THE PROBLEM → Retype all material exactly. Pictures stay out of the copy.

##############################

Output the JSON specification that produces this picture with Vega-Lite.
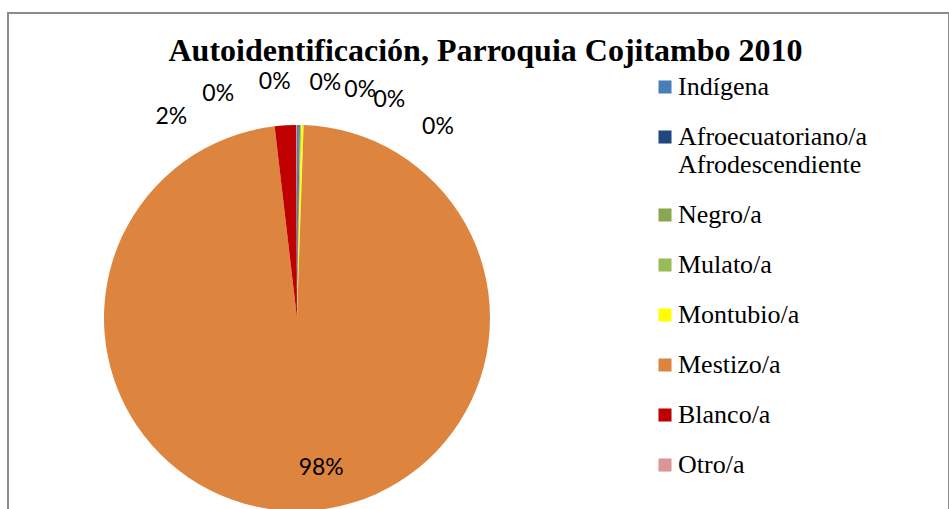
{
  "$schema": "https://vega.github.io/schema/vega-lite/v6.json",
  "width": 941,
  "height": 500,
  "autosize": {"type": "none"},
  "padding": {"left": 8, "top": 13, "right": 0, "bottom": 0},
  "background": "white",
  "view": {"stroke": "#8c8c8c", "strokeWidth": 2},
  "title": {
    "text": "Autoidentificación, Parroquia Cojitambo 2010",
    "font": "Liberation Serif",
    "fontSize": 32,
    "fontWeight": "bold",
    "color": "black",
    "anchor": "middle",
    "orient": "top",
    "offset": -55,
    "dx": 7
  },
  "data": {
    "values": [
      {"categoria": "Indígena", "orden": 1, "porcentaje": 0.0015},
      {"categoria": "Afroecuatoriano/a Afrodescendiente", "orden": 2, "porcentaje": 0.0008},
      {"categoria": "Negro/a", "orden": 3, "porcentaje": 0.0005},
      {"categoria": "Mulato/a", "orden": 4, "porcentaje": 0.0007},
      {"categoria": "Montubio/a", "orden": 5, "porcentaje": 0.002},
      {"categoria": "Mestizo/a", "orden": 6, "porcentaje": 0.976},
      {"categoria": "Blanco/a", "orden": 7, "porcentaje": 0.018},
      {"categoria": "Otro/a", "orden": 8, "porcentaje": 0.0005}
    ]
  },
  "resolve": {"scale": {"theta": "independent"}},
  "layer": [
    {
      "mark": {"type": "arc", "x": 289, "y": 305, "outerRadius": 193},
      "encoding": {
        "theta": {"field": "porcentaje", "type": "quantitative", "stack": true},
        "order": {"field": "orden", "type": "quantitative"},
        "color": {
          "field": "categoria",
          "type": "nominal",
          "sort": ["Indígena", "Afroecuatoriano/a Afrodescendiente", "Negro/a", "Mulato/a", "Montubio/a", "Mestizo/a", "Blanco/a", "Otro/a"],
          "scale": {
            "domain": ["Indígena", "Afroecuatoriano/a Afrodescendiente", "Negro/a", "Mulato/a", "Montubio/a", "Mestizo/a", "Blanco/a", "Otro/a"],
            "range": ["#4a7ebb", "#1f497d", "#8aa64f", "#9bbb59", "#ffff00", "#dd853f", "#c00000", "#d99694"]
          },
          "legend": {
            "title": null,
            "orient": "none",
            "legendX": 644,
            "legendY": 61,
            "symbolType": "square",
            "symbolSize": 170,
            "symbolStrokeWidth": 0,
            "labelFont": "Liberation Serif",
            "labelFontSize": 26,
            "labelColor": "black",
            "labelOffset": 0,
            "labelLimit": 300,
            "rowPadding": 24,
            "labelExpr": "datum.label == 'Afroecuatoriano/a Afrodescendiente' ? ['Afroecuatoriano/a', 'Afrodescendiente'] : datum.label"
          }
        }
      }
    },
    {
      "transform": [{"filter": "datum.porcentaje < 0.5"}],
      "mark": {"type": "text", "x": 289, "y": 305, "radius": 237, "font": "Lato", "fontSize": 23, "color": "black"},
      "encoding": {
        "theta": {
          "field": "orden",
          "type": "quantitative",
          "scale": {"domain": [1, 2, 3, 4, 5, 7, 8], "range": [-0.094, 0.12, 0.27, 0.4, 0.637, -0.559, -0.339]}
        },
        "text": {"field": "porcentaje", "type": "quantitative", "format": ".0%"}
      }
    },
    {
      "mark": {"type": "text", "x": 289, "y": 305, "radius": 152, "font": "Lato", "fontSize": 23, "color": "black"},
      "encoding": {
        "theta": {"field": "porcentaje", "type": "quantitative", "stack": true, "scale": {"domain": [0, 1.04]}},
        "order": {"field": "orden", "type": "quantitative"},
        "text": {
          "condition": {"test": "datum.porcentaje > 0.5", "field": "porcentaje", "type": "quantitative", "format": ".0%"},
          "value": ""
        }
      }
    }
  ]
}
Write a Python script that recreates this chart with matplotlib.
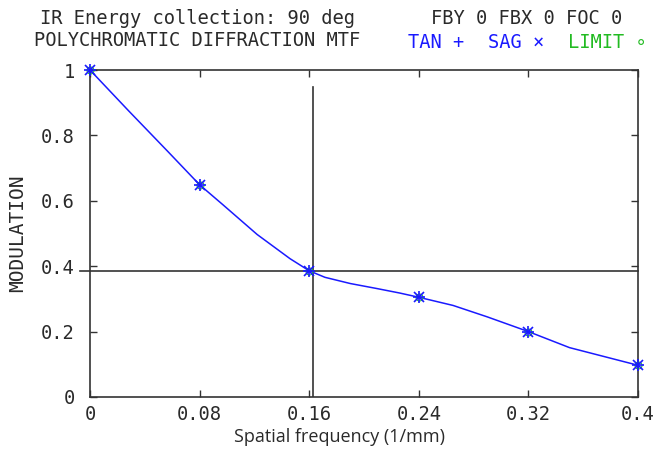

##############################

ANSWER IN FULL →
Output the JSON specification that produces this picture with Vega-Lite.
{
  "$schema": "https://vega.github.io/schema/vega-lite/v6.json",
  "width": 941,
  "height": 500,
  "autosize": {"type": "none"},
  "padding": {"left": 8, "top": 13, "right": 0, "bottom": 0},
  "background": "white",
  "view": {"stroke": "#8c8c8c", "strokeWidth": 2},
  "title": {
    "text": "Autoidentificación, Parroquia Cojitambo 2010",
    "font": "Liberation Serif",
    "fontSize": 32,
    "fontWeight": "bold",
    "color": "black",
    "anchor": "middle",
    "orient": "top",
    "offset": -55,
    "dx": 7
  },
  "data": {
    "values": [
      {"categoria": "Indígena", "orden": 1, "porcentaje": 0.0015},
      {"categoria": "Afroecuatoriano/a Afrodescendiente", "orden": 2, "porcentaje": 0.0008},
      {"categoria": "Negro/a", "orden": 3, "porcentaje": 0.0005},
      {"categoria": "Mulato/a", "orden": 4, "porcentaje": 0.0007},
      {"categoria": "Montubio/a", "orden": 5, "porcentaje": 0.002},
      {"categoria": "Mestizo/a", "orden": 6, "porcentaje": 0.976},
      {"categoria": "Blanco/a", "orden": 7, "porcentaje": 0.018},
      {"categoria": "Otro/a", "orden": 8, "porcentaje": 0.0005}
    ]
  },
  "resolve": {"scale": {"theta": "independent"}},
  "layer": [
    {
      "mark": {"type": "arc", "x": 289, "y": 305, "outerRadius": 193},
      "encoding": {
        "theta": {"field": "porcentaje", "type": "quantitative", "stack": true},
        "order": {"field": "orden", "type": "quantitative"},
        "color": {
          "field": "categoria",
          "type": "nominal",
          "sort": ["Indígena", "Afroecuatoriano/a Afrodescendiente", "Negro/a", "Mulato/a", "Montubio/a", "Mestizo/a", "Blanco/a", "Otro/a"],
          "scale": {
            "domain": ["Indígena", "Afroecuatoriano/a Afrodescendiente", "Negro/a", "Mulato/a", "Montubio/a", "Mestizo/a", "Blanco/a", "Otro/a"],
            "range": ["#4a7ebb", "#1f497d", "#8aa64f", "#9bbb59", "#ffff00", "#dd853f", "#c00000", "#d99694"]
          },
          "legend": {
            "title": null,
            "orient": "none",
            "legendX": 644,
            "legendY": 61,
            "symbolType": "square",
            "symbolSize": 170,
            "symbolStrokeWidth": 0,
            "labelFont": "Liberation Serif",
            "labelFontSize": 26,
            "labelColor": "black",
            "labelOffset": 0,
            "labelLimit": 300,
            "rowPadding": 24,
            "labelExpr": "datum.label == 'Afroecuatoriano/a Afrodescendiente' ? ['Afroecuatoriano/a', 'Afrodescendiente'] : datum.label"
          }
        }
      }
    },
    {
      "transform": [{"filter": "datum.porcentaje < 0.5"}],
      "mark": {"type": "text", "x": 289, "y": 305, "radius": 237, "font": "Lato", "fontSize": 23, "color": "black"},
      "encoding": {
        "theta": {
          "field": "orden",
          "type": "quantitative",
          "scale": {"domain": [1, 2, 3, 4, 5, 7, 8], "range": [-0.094, 0.12, 0.27, 0.4, 0.637, -0.559, -0.339]}
        },
        "text": {"field": "porcentaje", "type": "quantitative", "format": ".0%"}
      }
    },
    {
      "mark": {"type": "text", "x": 289, "y": 305, "radius": 152, "font": "Lato", "fontSize": 23, "color": "black"},
      "encoding": {
        "theta": {"field": "porcentaje", "type": "quantitative", "stack": true, "scale": {"domain": [0, 1.04]}},
        "order": {"field": "orden", "type": "quantitative"},
        "text": {
          "condition": {"test": "datum.porcentaje > 0.5", "field": "porcentaje", "type": "quantitative", "format": ".0%"},
          "value": ""
        }
      }
    }
  ]
}
Write a Python script that recreates this chart with matplotlib.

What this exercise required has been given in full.